The great challenge for the church is to proclaim and live out the Christian virtues in a world that has gained so much earthly success by forsaking them.
The Christian call to humility, moreover, is difficult in a climate where humility is seen as “weakness.” In our world, the Christian claim that the death of God on the cross was an instance of “power” falls on deaf ears. Why? Because the collective consensus is such that “power” is synonymous with the competing western virtues of prestige, wealth, capital assets, and sword. (This mindset, sadly, often exists in the world and the church).
Thus, the claims “the cross is power” and “weakness is strength” are taken as both (1) non-sense to a world inoculated with power and (2) non-desirable to a church that has been compromised by it. (May the Lord’s conviction start with me.)
And yet: the fundamental Christian claim is that the message of the cross “is power” (1 Cor 1:18).
Notice the grammar of that statement: “the message of the cross is power.” The “is” is important. Why? Because crosses are not typically instruments of power for those who are hanging lifeless upon them. By all appearances, it is the crucifier, not the Crucified, who “is” at that moment in “power.” And yet we confess the opposite: Christ, the Crucified, is for us a display of power. In his submission to God (yes, even to the point of death; Phil 2:8), Christ destroyed evil, soaking up the world’s sorrow and plight in himself (Is 53).
The message of the cross, then, is power; weakness is strength.
As people like Hauerwas often remind us, the great mission for the church is to challenge the world’s grammar of power, strength, and success. This will not be easy. In fact, it will be excruciatingly hard. In doing so, however, the church graciously offers the world not merely a new grammar but also a new logic of what it means to be powerful, strong, and successful.

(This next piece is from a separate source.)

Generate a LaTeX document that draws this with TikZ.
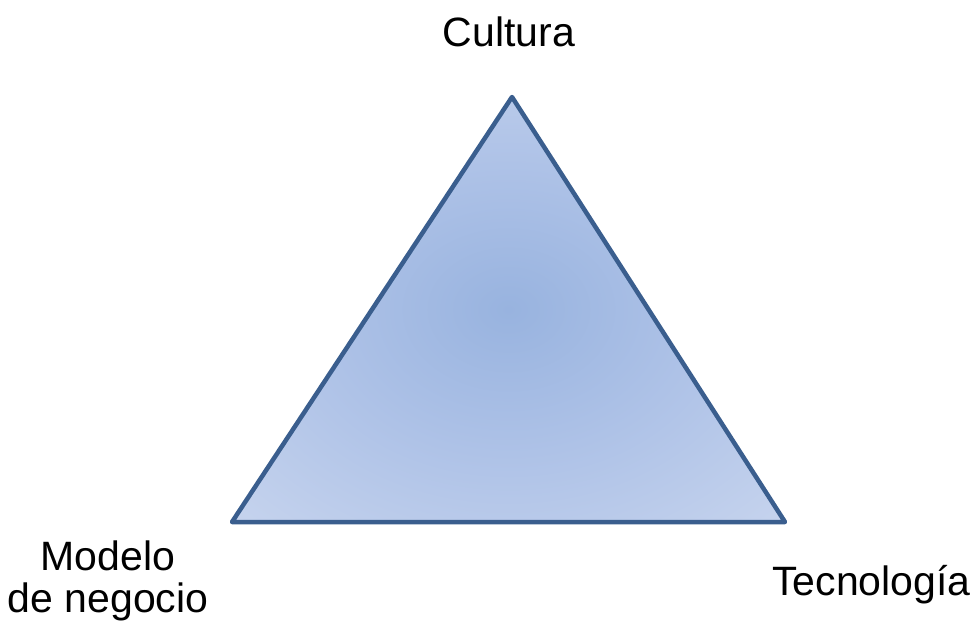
\documentclass[tikz,border=0pt]{standalone}
\usepackage{fontspec}
\setmainfont{Liberation Sans}
\usepackage{xcolor}
\usepackage{tikz}

\definecolor{triline}{HTML}{3A5E8E}
\definecolor{tricenter}{HTML}{98B3DF}
\definecolor{trimid}{HTML}{AEC2E7}
\definecolor{triouter}{HTML}{C4D2ED}
\definecolor{triedge}{HTML}{D9E1F3}
\pgfdeclareradialshading{triglow}{\pgfpoint{0bp}{0bp}}{%
  color(0bp)=(tricenter); color(17bp)=(trimid); color(34bp)=(triouter); color(50bp)=(triedge)}

\begin{document}
\begin{tikzpicture}[x=1pt, y=-1pt,
    vlabel/.style={font=\fontsize{41}{42}\selectfont, inner sep=0pt, align=center}]
        % Fix the page size
        \useasboundingbox (0,0) rectangle (975,632);

        % Corners of the triangle
        \coordinate (top) at (512,97);
        \coordinate (left) at (232,522);
        \coordinate (right) at (785,522);

        % Shaded triangle with its outline
        \shade[shading=triglow] (top) -- (left) -- (right) -- cycle;
        \draw[triline, line width=4.5pt, line join=round] (top) -- (left) -- (right) -- cycle;

        % Labels at the corners
        \node[vlabel, anchor=base] (cultura) at (509,46) {Cultura};
        \node[vlabel, anchor=base] (modelo) at (108,612) {Modelo\\de negocio};
        \node[vlabel, anchor=base west] (tecno) at (772,595) {Tecnología};
    \end{tikzpicture}
\end{document}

It offers the weak of this world a renewed sense of strength, namely, that God has identified with them in their weakness. It offers the poor a wealth of riches, for God takes up the plight of the exploited, having been victimized himself. It offers the foreigner a place to call home, for he too was far from home. It makes an offer to the rich in this world, inviting them to find better, more lasting, meaning that comes through giving – for God gave of himself too. It invites the powerful of this age to find their hope not in power but in a person, Christ – the one who put aside his own matchless prestige for the well-being of others. This is the new logic. A healing logic. A logic centered upon the work of Christ.
Importantly, this Christo-logic is one that makes it reasonable to embrace weakness because it knows that there is a God who, most gloriously, vindicates on Sunday what was displayed on Friday.
Indeed, the shock of Friday’s suffering often leads us to the tomb of Saturday’s depression, but it will always end with Sunday’s resurrection.
Saturday will be over soon, friends.